200-Million-Year-Old Star System Observed
Astronomers observed a planetary system in its "teenage" years for the first time — 200 million years old and still forming. The system provides a window into how radiation strips young planets and influences their formation or destruction, marking a major advance for astrophysics.
The star at the center of this observation is V1298 Tau, located about 350 light-years from Earth. It is exceptionally young, estimated to be between 20 and 30 million years old—a mere infant compared to our 4.5-billion-year-old Sun. This system contains four known planets, all larger than Earth, ranging in size from Neptune to Jupiter. The planets orbit so closely to their young, active star that they are bathed in intense X-ray radiation, a torrent that could be 10,000 times stronger than what our own sun emits. This fierce radiation is literally boiling away the atmospheres of the innermost planets.

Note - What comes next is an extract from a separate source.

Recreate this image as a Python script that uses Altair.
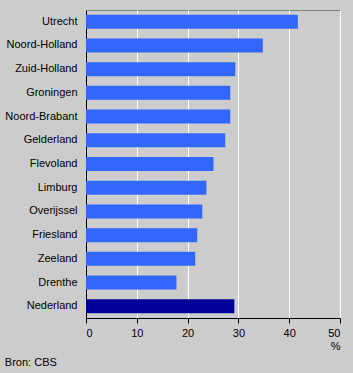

This process, known as photoevaporation, is predicted to strip the gassy outer layers from these "mini-Neptune" worlds, eventually leaving behind dense, rocky cores known as super-Earths. Observatories like the Hubble Space Telescope and the Chandra X-ray Observatory were used to study this atmospheric stripping in action. By catching this process, astronomers are witnessing a key phase of planetary evolution for the first time, providing a direct look at how the most common types of planets in our galaxy are formed and transformed.